The response of the Government and TDs that the EU will take care of us and that we cannot go it alone on the migration issue is naive in the extreme. There are many measures that Ireland can take independently. People do not realise that the EU is part of the problem. It is fundamentally undemocratic to vote for a pact as a whole when each measure was voted on and debated separately in the EU for a period of ten years. Why the indecent haste? What is the rush? There is no time limit on voting on this pact, so why are we rushing to vote on it tonight in the Chamber after so little scrutiny? I do not believe this is what the Irish people voted for on the Lisbon Treaty all those years ago. Some 15 years after that treaty, the Government is using such measures as the whip to usher in the migration pact, which will bring about a life-altering situation for the Irish people, without resort to either judicial scrutiny or another referendum so that the people can vote on it.

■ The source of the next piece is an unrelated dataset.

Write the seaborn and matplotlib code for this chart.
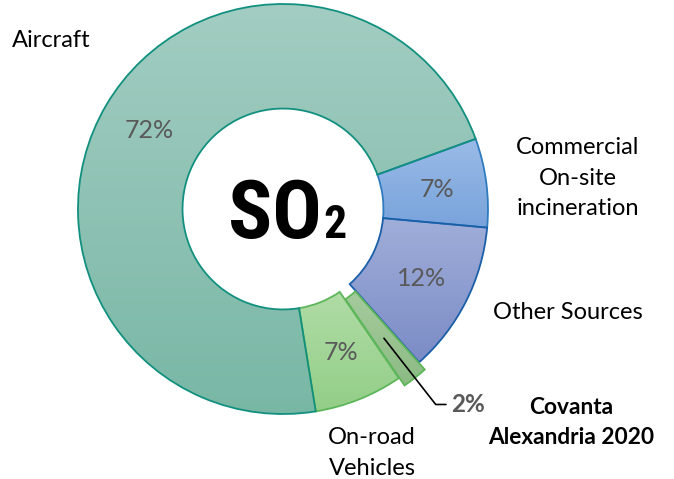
import numpy as np
import matplotlib
matplotlib.use("Agg")
import matplotlib.pyplot as plt
import seaborn as sns
from matplotlib.colors import LinearSegmentedColormap

sns.set_theme(style="white")
plt.rcParams['font.family'] = ['Lato', 'DejaVu Sans']

# SO2 emission shares (%), clockwise from the right
sources = ["Commercial\nOn-site\nincineration", "Other Sources",
           "Covanta\nAlexandria 2020", "On-road\nVehicles", "Aircraft"]
shares = [7, 12, 2, 7, 72]
fill_top = ["#9abbe7", "#a0aed9", "#a6cb9d", "#b0dca6", "#a3cdc2"]
fill_bottom = ["#78a3db", "#7b8cc6", "#8cbb84", "#93ce88", "#79b7a5"]
edge_colors = ["#2f7bc0", "#1a5fa8", "#5db65a", "#5db65a", "#11907f"]
explode = [0, 0, 0.045, 0, 0]

fig = plt.figure(figsize=(6.74, 4.79), dpi=100)
ax = fig.add_axes([0, 0, 1, 1])

wedges, texts, autotexts = ax.pie(
    shares, explode=explode, startangle=20, counterclock=False, radius=1,
    wedgeprops=dict(width=0.51, linewidth=1.3),
    autopct=lambda p: '' if p < 3 else f'{p:.0f}%', pctdistance=0.755,
    textprops=dict(color='#595959', fontsize=18))

# gradient fill clipped to each wedge
grad = np.linspace(0, 1, 256).reshape(-1, 1)
for w, top, bot, ec in zip(wedges, fill_top, fill_bottom, edge_colors):
    w.set_edgecolor(ec)
    w.set_facecolor('none')
    bb = w.get_path().get_extents()
    cmap = LinearSegmentedColormap.from_list('g', [bot, top])
    im = ax.imshow(grad, cmap=cmap, origin='lower', aspect='auto',
                   extent=[bb.x0, bb.x1, bb.y0, bb.y1], zorder=0.5)
    im.set_clip_path(w)

# category labels
lab = dict(ha='center', va='center', fontsize=17, color='black', linespacing=1.55)
ax.text(-1.132, 0.824, sources[4], **lab)
ax.text(1.439, 0.151, sources[0], **lab)
ax.text(1.390, -0.507, sources[1], **lab)
ax.text(0.434, -1.190, sources[3], **lab)
lab['fontsize'] = 16.3
ax.text(1.405, -1.040, sources[2], fontweight='bold', **lab)

# leader line for the small Covanta slice
edges = 20 - 360 * np.cumsum([0] + shares) / 100
mid = np.deg2rad((edges[2] + edges[3]) / 2)
r0, r1 = 0.80, 1.21
x1, y1 = r1 * np.cos(mid), r1 * np.sin(mid)
ax.plot([r0 * np.cos(mid), x1, x1 + 0.05], [r0 * np.sin(mid), y1, y1],
        color='black', lw=1.2, zorder=3)
ax.text(x1 + 0.075, y1, f'{shares[2]}%', ha='left', va='center', fontsize=17.5,
        fontweight='bold', color='#595959')

# centre title
so_font = ['Roboto Condensed', 'Roboto', 'DejaVu Sans']
ax.text(0.19, -0.141, 'SO', ha='right', va='baseline', fontsize=59,
        fontweight='bold', family=so_font, color='black')
ax.text(0.195, -0.141, '2', ha='left', va='baseline', fontsize=33,
        fontweight='bold', family=so_font, color='black')

ax.set_xlim(-1.380, 1.907)
ax.set_ylim(-1.317, 1.0195)
ax.set_aspect('equal')
ax.axis('off')

fig.savefig('out.png', dpi=100)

Article 29.4.7° of our Constitution authorises the Oireachtas to vote on this measure under Protocol No. 21. It does not absolve any Member of the Oireachtas from their fiduciary duty or indeed moral responsibility to the people of Ireland to ensure that any and all such measures which affect the people will have had the benefit of judicial scrutiny and-or an opportunity to vote in a referendum on this issue. I believe it is morally reprehensible and negligent of Members of the House to vote on this pact in such circumstances and by so doing, deny the opportunity to the Irish people to have the constitutionality of this pact tested by the courts.

This is not what the Irish people voted for in the context of the Lisbon Treaty by a long shot. This pact will involve the biggest transfer of our sovereignty in the history of our State. To give that away in a simple vote without scrutiny or consideration of the constitutional implications will go down in the history of the State as the greatest ever betrayal of the Irish people by their own Members of Parliament. If this EU migration pact is voted in and we opt into this pact, we can never opt out thereafter because the necessitated obligations under Article 29.4.6° of our Constitution will apply and these measures can never be tested by the courts, and our fate is set.